Collins and others are working on the side to create a provider relief fund that could offer a salve to the lingering issues about the crackdown on the Medicaid provider rate tax in the bill.
The Senate Finance Committee went further than the House’s freeze of the provider tax rate, or the amount that state Medicaid programs pay to healthcare providers on behalf of Medicaid beneficiaries, for non-Affordable Care Act expansion states, and included a provision that lowers the rate in expansion states annually until it hits 3.5%.
"We're going to do everything we can to make sure that, for example, rural hospitals have some additional assistance to sort of smooth that transition," Thune said.
Thune, who is a member of the Finance panel, noted that "we all agree that the provider tax has been gamed" and "abused" by blue states like New York and California, and argued that the changes were done to help "right the ship" in the program.
"I think that's why the sort of off-ramp, soft-landing approach [from] the Finance committee makes sense, but these are substantial changes," he said. "But on the other hand, if we don't start doing some things to reform and strengthen these programs, these programs aren't going to be around forever, because we're not going to be able to afford them."
The Senate’s product won’t be the end of the reconciliation process, however. The changes in the bill will have to be green-lit by the House, and one change in particular to the state and local tax (SALT) deduction cap already has a cohort of blue state House Republicans furious and threatening to kill the bill.
The Senate’s bill, for now, left the cap unchanged at $10,000 from the policy ushered in by Trump’s first-term tax cuts, a figure that Senate Republicans view as a placeholder while negotiations continue.
Indeed, Sen. Markwayne Mullin, R-Okla., is working with members of the SALT caucus in the House to find a compromise on the cap. But the appetite to keep the House-passed $40,000 cap isn’t strong in the Senate.
"The passion in the Senate is as strong as it is in the House against changing the current policy and law in a way that… favors high-tax states to the detriment and disadvantage of low tax states," he said. "And so it's the emotion that you see in the House side on that particular issue is matched in the Senate in a different direction."
Meanwhile, as negotiations continue behind the scenes on ways to address issues among Senate Republicans, the Senate Parliamentarian is currently chunking through each section of the greater "big, beautiful bill."
The parliamentarian’s role is to determine whether policies within each section of the bill comport with the Byrd Rule, which is the arcane set of parameters that govern the budget reconciliation process.
Thune has made clear that he would not overrule that parliamentarian on Trump’s megabill, and re-upped that position once more. The reconciliation process gives either party in power the opportunity to pass legislation on party lines and skirt the Senate filibuster, but it has to adhere to the Byrd Rule’s requirements that policy deals with spending and revenue.

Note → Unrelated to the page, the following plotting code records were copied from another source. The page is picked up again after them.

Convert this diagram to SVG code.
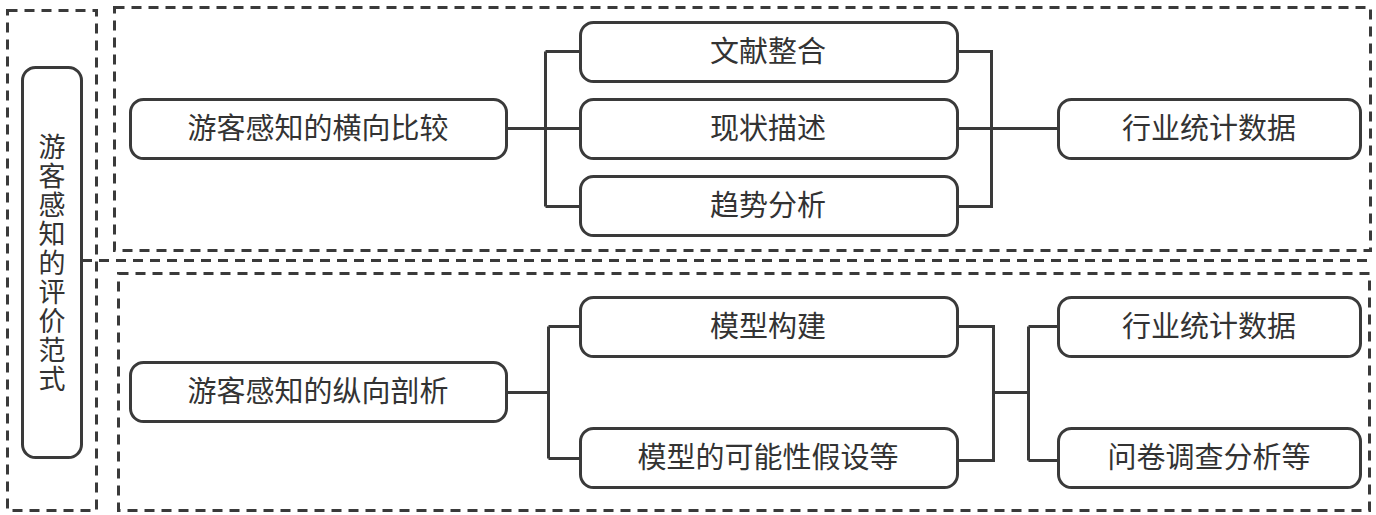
<svg xmlns="http://www.w3.org/2000/svg" width="1376" height="515" viewBox="0 0 1376 515">
<style>
.frame{fill:none;stroke:#3a3a3a;stroke-width:3;stroke-dasharray:10 7}
.node rect{fill:#fff;stroke:#3a3a3a;stroke-width:3}
.node text{font-family:"Noto Sans CJK SC","Noto Sans",sans-serif;font-size:29px;fill:#333;text-anchor:middle}
.node text.vt{font-size:27px}
.conn{fill:none;stroke:#3a3a3a;stroke-width:3}
</style>
<rect width="1376" height="515" fill="#fff"/>
<g id="frames">
<rect class="frame" x="7.5" y="10.5" width="89" height="500"/>
<rect class="frame" x="114.5" y="7.5" width="1256" height="243"/>
<line class="frame" x1="82" y1="260.5" x2="1372" y2="260.5"/>
<rect class="frame" x="118.5" y="273.5" width="1251" height="237"/>
</g>
<g id="connectors">
<path class="conn" d="M506 128.5H580M545.5 51.5V206.5M545.5 51.5H580M545.5 206.5H580"/>
<path class="conn" d="M957 51.5H991.5V206.5H957M957 128.5H1058"/>
<path class="conn" d="M506 392.5H548.5M548.5 326.5V458.5M548.5 326.5H580M548.5 458.5H580"/>
<path class="conn" d="M957 326.5H993.5V460.5H957M993.5 392.5H1028.5M1028.5 326.5V460.5M1028.5 326.5H1058M1028.5 460.5H1058"/>
</g>
<g id="n-root" class="node">
<rect x="22.5" y="67.5" width="59" height="390" rx="13"/>
<text class="vt" x="52" y="157"><tspan x="52">游</tspan><tspan x="52" dy="29">客</tspan><tspan x="52" dy="29">感</tspan><tspan x="52" dy="29">知</tspan><tspan x="52" dy="29">的</tspan><tspan x="52" dy="29">评</tspan><tspan x="52" dy="29">价</tspan><tspan x="52" dy="29">范</tspan><tspan x="52" dy="29">式</tspan></text>
</g>
<g id="n-horizontal" class="node">
<rect x="130.5" y="99.5" width="376" height="59" rx="13"/>
<text x="318" y="139">游客感知的横向比较</text>
</g>
<g id="n-lit" class="node">
<rect x="580.5" y="22.5" width="377" height="59" rx="13"/>
<text x="768" y="62">文献整合</text>
</g>
<g id="n-status" class="node">
<rect x="580.5" y="99.5" width="377" height="59" rx="13"/>
<text x="768" y="139">现状描述</text>
</g>
<g id="n-trend" class="node">
<rect x="580.5" y="176.5" width="377" height="59" rx="13"/>
<text x="768" y="216">趋势分析</text>
</g>
<g id="n-stats1" class="node">
<rect x="1058.5" y="99.5" width="302" height="59" rx="13"/>
<text x="1209" y="139">行业统计数据</text>
</g>
<g id="n-vertical" class="node">
<rect x="130.5" y="362.5" width="376" height="59" rx="13"/>
<text x="318" y="402">游客感知的纵向剖析</text>
</g>
<g id="n-model" class="node">
<rect x="580.5" y="297.5" width="377" height="59" rx="13"/>
<text x="768" y="337">模型构建</text>
</g>
<g id="n-hypo" class="node">
<rect x="580.5" y="428.5" width="377" height="59" rx="13"/>
<text x="768" y="468">模型的可能性假设等</text>
</g>
<g id="n-stats2" class="node">
<rect x="1058.5" y="297.5" width="302" height="59" rx="13"/>
<text x="1209" y="337">行业统计数据</text>
</g>
<g id="n-survey" class="node">
<rect x="1058.5" y="428.5" width="302" height="59" rx="13"/>
<text x="1209" y="468">问卷调查分析等</text>
</g>
</svg>
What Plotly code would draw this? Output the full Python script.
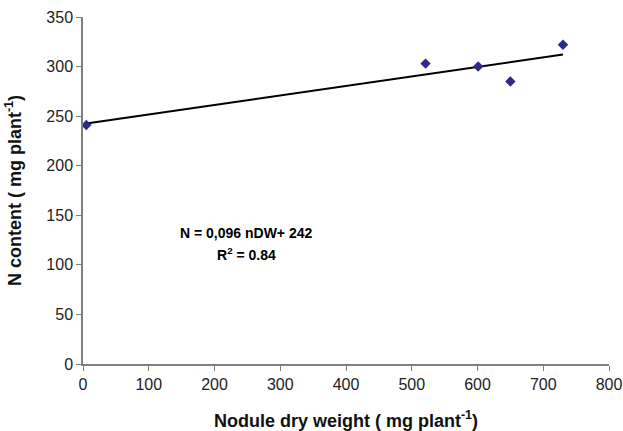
import plotly.graph_objects as go

nodule_dw = [5, 521, 601, 650, 730]
n_content = [241, 303, 300, 285, 322]
slope = 0.096
intercept = 242
fit_x = [5, 730]
fit_y = [intercept + slope * v for v in fit_x]

x_ticks = [0, 100, 200, 300, 400, 500, 600, 700, 800]
y_ticks = [0, 50, 100, 150, 200, 250, 300, 350]

fig = go.Figure()
fig.add_trace(go.Scatter(x=fit_x, y=fit_y, mode="lines",
                         line=dict(color="black", width=2), showlegend=False))
fig.add_trace(go.Scatter(x=nodule_dw, y=n_content, mode="markers",
                         marker=dict(symbol="diamond", size=8, color="#2E2A87"),
                         showlegend=False))

fig.add_annotation(x=248, y=132, xref="x", yref="y",
                   text="<b>N = 0,096 nDW+ 242</b>", showarrow=False,
                   font=dict(size=14, color="black"))
fig.add_annotation(x=248, y=111, xref="x", yref="y",
                   text="<b>R<sup>2</sup> = 0.84</b>", showarrow=False,
                   font=dict(size=14, color="black"))

axis_common = dict(showgrid=False, zeroline=False, showline=True,
                   linecolor="#808080", linewidth=1.5, ticks="outside",
                   ticklen=5, tickcolor="#808080", automargin=False,
                   tickfont=dict(size=16, color="#222"))

fig.update_xaxes(range=[0, 800], tickvals=x_ticks,
                 title=dict(text="<b>Nodule dry weight ( mg plant<sup>-1</sup>)</b>",
                            font=dict(size=18, color="#111"), standoff=22),
                 **axis_common)
fig.update_yaxes(range=[0, 350], tickvals=y_ticks,
                 title=dict(text="<b>N content ( mg plant<sup>-1</sup>)</b>",
                            font=dict(size=18, color="#111"), standoff=20),
                 **axis_common)

fig.update_layout(width=623, height=431,
                  margin=dict(l=83, r=14, t=17, b=67),
                  plot_bgcolor="white", paper_bgcolor="white",
                  font=dict(family="Liberation Sans, Arial, sans-serif"))

fig.write_html("out.html")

However, he countered that Senate Republicans planned to take a page from Senate Minority Leader Chuck Schumer, D-N.Y., when Democrats rammed former President Joe Biden’s agenda through Congress.
"The Democrats with the [Inflation Reduction Act] and [American Rescue Plan Act], for that matter, they dramatically expanded the scope of reconciliation and what's eligible for consideration," he said.
"So, we've used that template, and we're pushing as hard as we can to make sure that it allows us to accomplish our agenda, or at least as much of our agenda as possible, and fit within the parameters of what's allowed," he continued.